About This Artifact
Gary Drayton recovered an iron spike coated in a concrete-like substance from the 150-foot level of borehole H8 spoils during the Season 5 caisson dig. The 60-inch caisson had reached 155 feet of casing by that point, with the hammer grab excavating at 150 feet, and project manager Vanessa Lucido of Irving Equipment Limited oversaw the operation. The spike was found in the same wash plant batch as fragments of bone, pottery, glass, and hand-chopped wood recovered by Jack Begley and the spoils crew.

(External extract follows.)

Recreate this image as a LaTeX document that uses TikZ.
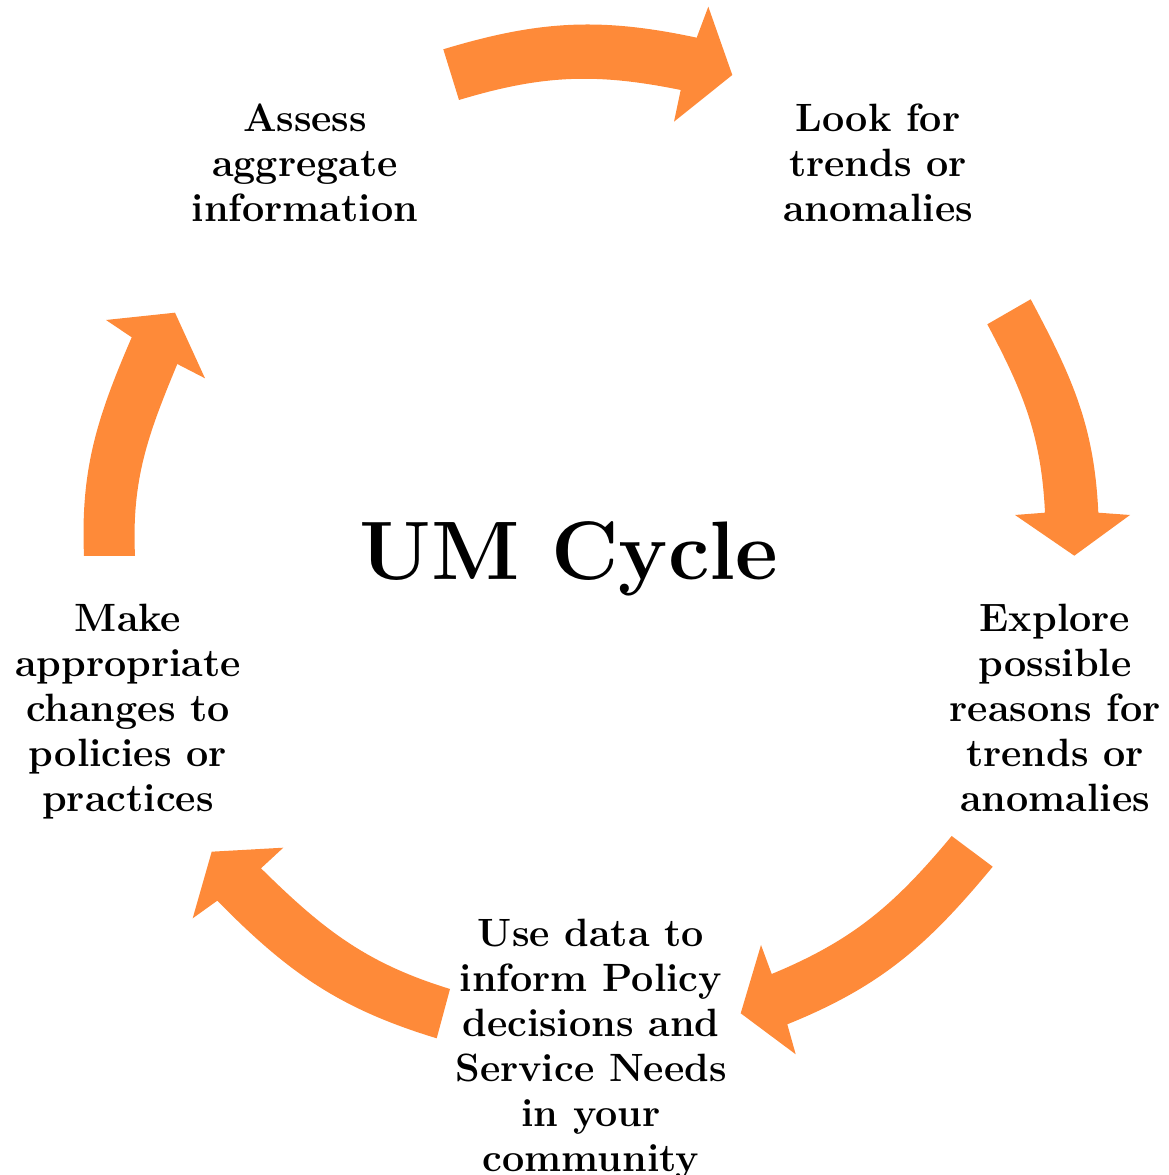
\documentclass[tikz,border=0pt]{standalone}
\definecolor{arrorange}{HTML}{FE8A39}
\tikzset{
  arr/.style={fill=arrorange, draw=none},
  lbl/.style={font=\bfseries\fontsize{39.5}{45}\selectfont, align=center, inner sep=0pt, anchor=north},
  ttl/.style={font=\bfseries\fontsize{83}{100}\selectfont, inner sep=0pt, anchor=base}
}
\begin{document}
\begin{tikzpicture}[x=1pt,y=1pt]
\useasboundingbox (0,0) rectangle (1168,1175);
% arrows
\fill[arr] (443.3,1125.7) to[out=16.8,in=167.9] (696.7,1137.3) -- (708.3,1168.3) -- (732.3,1100) -- (674,1053.3) -- (680.7,1085) to[out=168.5,in=16.8] (459,1075) -- cycle;
\fill[arr] (1030.7,875.7) to[out=-62,in=92.6] (1098.3,662.3) -- (1130,660) -- (1074.3,619.3) -- (1015,660) -- (1045,662.3) to[out=92.8,in=-62] (987.3,850.7) -- cycle;
\fill[arr] (992.7,308.3) to[out=-129.6,in=22] (787.3,150.7) -- (795.7,120.7) -- (740.7,161.7) -- (761,230) -- (771.7,201) to[out=22.5,in=-129.8] (951.7,339) -- cycle;
\fill[arr] (436.7,136.7) to[out=163.1,in=-45.5] (217.3,274.3) -- (192.7,256.7) -- (211.7,323.3) -- (283.3,327.3) -- (261,306.7) to[out=-44.6,in=162.9] (450,186) -- cycle;
\fill[arr] (84,619) to[out=92.4,in=246.7] (131.7,837.7) -- (106,855) -- (175,862.3) -- (205,796.7) -- (177.3,811) to[out=247.5,in=92.6] (135,619) -- cycle;
% labels
\node[lbl] (assess) at (305,1071) {Assess\\aggregate\\information};
\node[lbl] (look) at (878,1071) {Look for\\trends or\\anomalies};
\node[lbl] (explore) at (1055,571) {Explore\\possible\\reasons for\\trends or\\anomalies};
\node[lbl] (use) at (591,256) {Use data to\\inform Policy\\decisions and\\Service Needs\\in your\\community};
\node[lbl] (make) at (128,571) {Make\\appropriate\\changes to\\policies or\\practices};
\node[ttl] (title) at (569,595) {UM Cycle};
\end{tikzpicture}
\end{document}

The concrete-like coating echoes the documented history of cementitious material reported deep in the Money Pit. William Chappell, drilling into the Pit in 1897, recorded striking what he and his workmen described as cement at the level of the wood layer, leading to the long-running interpretation that an artificial chamber had been sealed there. Samples of similar cement-like material recovered from later drilling were analysed by the Belleville Research Laboratory of Canada Cement Lafarge and described as crude lime carbonate consistent with pre-industrial preparation, not Portland cement.
If the coating on the H8 spike is the same material, it would place the spike at or near the depth at which historical searchers reported encountering the so-called concrete vault. Later in the same episode, at 170 feet, oscillator operator Danny reported torque pressure on the caisson doubling against a flat, hard, consistent surface that Rick Lagina noted matched the profile of a collapsed underground structure. No laboratory analysis of the H8 spike's coating has been publicly reported, and the precise composition of the material remains untested.
Historical Context
The Curse of Oak Island, Season 5, Episode 10, "The Signs of a Cross" (History Channel, January 16, 2018). Eyewitnesses on screen: Gary Drayton, Jack Begley, Rick Lagina, Charles Barkhouse, Marty Lagina, Craig Tester, Vanessa Lucido (Irving Equipment Limited). Historical cement references: William Chappell affidavits (1897 drilling); Belleville Research Laboratory of Canada Cement Lafarge analysis of cement samples from 10X-area drilling, cited in Joy Steele and Gordon Fader, Oak Island Mystery Solved, 2nd ed. (Halifax: Formac, 2018).
Where It Was Found
Found at Borehole H8 spoils, 150-foot level (Lot 18, Money Pit area) — the original 1795 excavation shaft on Oak Island, Nova Scotia.